### Description of the task
Reproduce every record below exactly as written, leaving out any pictures.

-- -- --

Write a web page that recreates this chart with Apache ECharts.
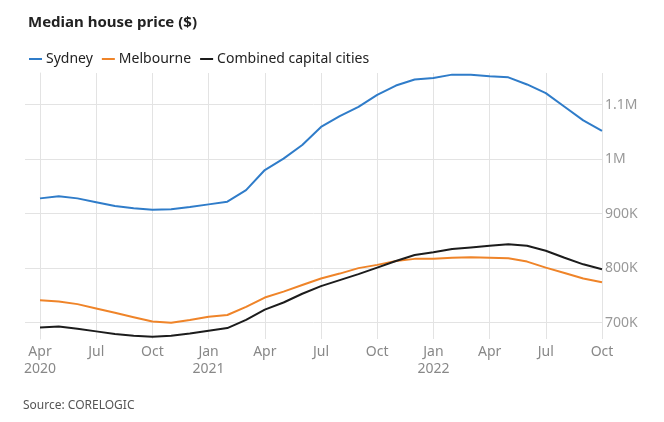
<!DOCTYPE html>
<html><head><meta charset="utf-8">
<script src="https://cdn.jsdelivr.net/npm/echarts@6/dist/echarts.min.js"></script>
<style>html,body{margin:0;padding:0;background:#fff}#c{width:664px;height:422px}</style>
</head><body><div id="c"></div>
<script>
const months = ['Apr 2020','May 2020','Jun 2020','Jul 2020','Aug 2020','Sep 2020','Oct 2020','Nov 2020','Dec 2020',
  'Jan 2021','Feb 2021','Mar 2021','Apr 2021','May 2021','Jun 2021','Jul 2021','Aug 2021','Sep 2021','Oct 2021','Nov 2021','Dec 2021',
  'Jan 2022','Feb 2022','Mar 2022','Apr 2022','May 2022','Jun 2022','Jul 2022','Aug 2022','Sep 2022','Oct 2022'];
const sydney = [928,932,928,921,914,910,907,908,912,917,922,943,980,1001,1026,1059,1079,1096,1118,1135,1146,
  1149,1155,1155,1152,1150,1137,1121,1096,1071,1052];
const melbourne = [741,739,734,726,718,710,702,700,705,711,714,729,746,757,769,781,790,800,806,813,817,
  817,819,820,819,818,812,801,791,781,774];
const combined = [691,693,689,684,679,676,674,676,680,685,690,705,724,737,753,767,778,789,801,813,824,
  829,835,838,841,844,841,832,819,807,798];
const xTickIdx = [0,3,6,9,12,15,18,21,24,27,30];
const xTickLabels = ['Apr\n2020','Jul','Oct','Jan\n2021','Apr','Jul','Oct','Jan\n2022','Apr','Jul','Oct'];
const yTicks = [700000,800000,900000,1000000,1100000];
const yTickLabels = ['700K','800K','900K','1M','1.1M'];

const toPairs = arr => arr.map((v,i)=>[i, v*1000]);
const font = '"Noto Sans", sans-serif';
const chart = echarts.init(document.getElementById('c'));
chart.setOption({
  animation:false,
  textStyle:{fontFamily:font},
  title:{text:'Median house price ($)',left:23,top:10,textStyle:{fontFamily:font,fontSize:15,fontWeight:'bold',color:'#222'}},
  legend:{left:24,top:47,icon:'rect',itemWidth:13,itemHeight:2,itemGap:9,
    textStyle:{fontFamily:font,fontSize:14,color:'#222',padding:[0,0,0,-1]},
    data:['Sydney','Melbourne','Combined capital cities']},
  graphic:[{type:'text',left:23,top:400,style:{text:'Source: CORELOGIC',font:'12px '+font,fill:'#555'}}],
  grid:{left:25,right:62,top:73,bottom:83},
  xAxis:{type:'value',min:-15/18.74,max:30,
    axisLine:{show:false},
    axisTick:{show:false,customValues:xTickIdx},
    axisLabel:{customValues:xTickIdx,formatter:v=>xTickLabels[xTickIdx.indexOf(Math.round(v))]||'',
      color:'#888',fontSize:14,lineHeight:17,margin:5,fontFamily:font},
    splitLine:{show:true,lineStyle:{color:'#e3e3e3',width:1}}},
  yAxis:{type:'value',position:'right',min:670000,max:1158000,
    axisLine:{show:true,lineStyle:{color:'#e3e3e3'}},
    axisTick:{show:true,length:11,customValues:yTicks,lineStyle:{color:'#e3e3e3'}},
    axisLabel:{customValues:yTicks,formatter:v=>yTickLabels[yTicks.indexOf(v)]||'',color:'#999',fontSize:14,margin:3,fontFamily:font},
    splitLine:{show:true,lineStyle:{color:'#e3e3e3',width:1}}},
  series:[
    {name:'Sydney',type:'line',data:toPairs(sydney),showSymbol:false,lineStyle:{width:2,color:'#2f7cc9'},itemStyle:{color:'#2f7cc9'}},
    {name:'Melbourne',type:'line',data:toPairs(melbourne),showSymbol:false,lineStyle:{width:2,color:'#ef8429'},itemStyle:{color:'#ef8429'}},
    {name:'Combined capital cities',type:'line',data:toPairs(combined),showSymbol:false,lineStyle:{width:2,color:'#1c1c1c'},itemStyle:{color:'#1c1c1c'}}
  ]
});
</script></body></html>
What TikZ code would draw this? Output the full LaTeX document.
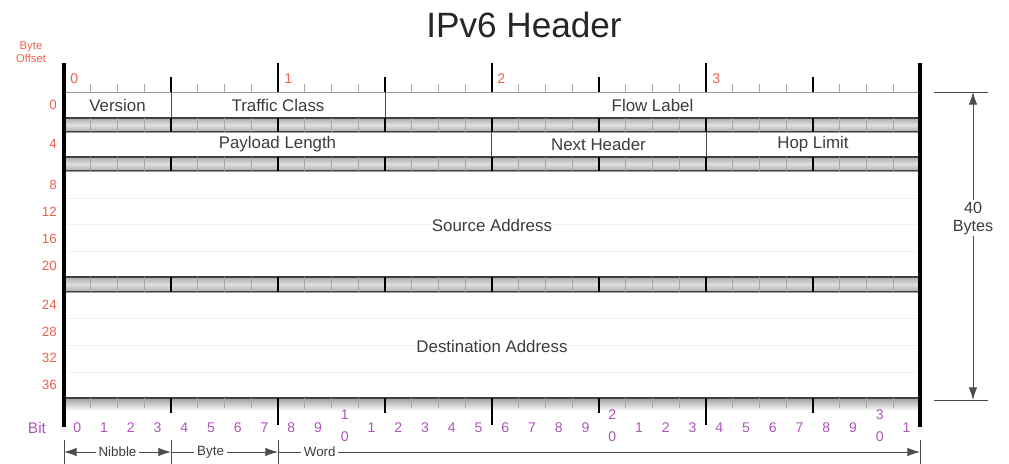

-- -- --

### Expected output
Write a web page that recreates this chart with Apache ECharts.
<!DOCTYPE html>
<html><head><meta charset="utf-8">
<script src="https://cdn.jsdelivr.net/npm/echarts@6/dist/echarts.min.js"></script>
<style>html,body{margin:0;padding:0;background:#fff}#c{width:664px;height:422px}</style>
</head><body><div id="c"></div>
<script>
const months = ['Apr 2020','May 2020','Jun 2020','Jul 2020','Aug 2020','Sep 2020','Oct 2020','Nov 2020','Dec 2020',
  'Jan 2021','Feb 2021','Mar 2021','Apr 2021','May 2021','Jun 2021','Jul 2021','Aug 2021','Sep 2021','Oct 2021','Nov 2021','Dec 2021',
  'Jan 2022','Feb 2022','Mar 2022','Apr 2022','May 2022','Jun 2022','Jul 2022','Aug 2022','Sep 2022','Oct 2022'];
const sydney = [928,932,928,921,914,910,907,908,912,917,922,943,980,1001,1026,1059,1079,1096,1118,1135,1146,
  1149,1155,1155,1152,1150,1137,1121,1096,1071,1052];
const melbourne = [741,739,734,726,718,710,702,700,705,711,714,729,746,757,769,781,790,800,806,813,817,
  817,819,820,819,818,812,801,791,781,774];
const combined = [691,693,689,684,679,676,674,676,680,685,690,705,724,737,753,767,778,789,801,813,824,
  829,835,838,841,844,841,832,819,807,798];
const xTickIdx = [0,3,6,9,12,15,18,21,24,27,30];
const xTickLabels = ['Apr\n2020','Jul','Oct','Jan\n2021','Apr','Jul','Oct','Jan\n2022','Apr','Jul','Oct'];
const yTicks = [700000,800000,900000,1000000,1100000];
const yTickLabels = ['700K','800K','900K','1M','1.1M'];

const toPairs = arr => arr.map((v,i)=>[i, v*1000]);
const font = '"Noto Sans", sans-serif';
const chart = echarts.init(document.getElementById('c'));
chart.setOption({
  animation:false,
  textStyle:{fontFamily:font},
  title:{text:'Median house price ($)',left:23,top:10,textStyle:{fontFamily:font,fontSize:15,fontWeight:'bold',color:'#222'}},
  legend:{left:24,top:47,icon:'rect',itemWidth:13,itemHeight:2,itemGap:9,
    textStyle:{fontFamily:font,fontSize:14,color:'#222',padding:[0,0,0,-1]},
    data:['Sydney','Melbourne','Combined capital cities']},
  graphic:[{type:'text',left:23,top:400,style:{text:'Source: CORELOGIC',font:'12px '+font,fill:'#555'}}],
  grid:{left:25,right:62,top:73,bottom:83},
  xAxis:{type:'value',min:-15/18.74,max:30,
    axisLine:{show:false},
    axisTick:{show:false,customValues:xTickIdx},
    axisLabel:{customValues:xTickIdx,formatter:v=>xTickLabels[xTickIdx.indexOf(Math.round(v))]||'',
      color:'#888',fontSize:14,lineHeight:17,margin:5,fontFamily:font},
    splitLine:{show:true,lineStyle:{color:'#e3e3e3',width:1}}},
  yAxis:{type:'value',position:'right',min:670000,max:1158000,
    axisLine:{show:true,lineStyle:{color:'#e3e3e3'}},
    axisTick:{show:true,length:11,customValues:yTicks,lineStyle:{color:'#e3e3e3'}},
    axisLabel:{customValues:yTicks,formatter:v=>yTickLabels[yTicks.indexOf(v)]||'',color:'#999',fontSize:14,margin:3,fontFamily:font},
    splitLine:{show:true,lineStyle:{color:'#e3e3e3',width:1}}},
  series:[
    {name:'Sydney',type:'line',data:toPairs(sydney),showSymbol:false,lineStyle:{width:2,color:'#2f7cc9'},itemStyle:{color:'#2f7cc9'}},
    {name:'Melbourne',type:'line',data:toPairs(melbourne),showSymbol:false,lineStyle:{width:2,color:'#ef8429'},itemStyle:{color:'#ef8429'}},
    {name:'Combined capital cities',type:'line',data:toPairs(combined),showSymbol:false,lineStyle:{width:2,color:'#1c1c1c'},itemStyle:{color:'#1c1c1c'}}
  ]
});
</script></body></html>
What TikZ code would draw this? Output the full LaTeX document.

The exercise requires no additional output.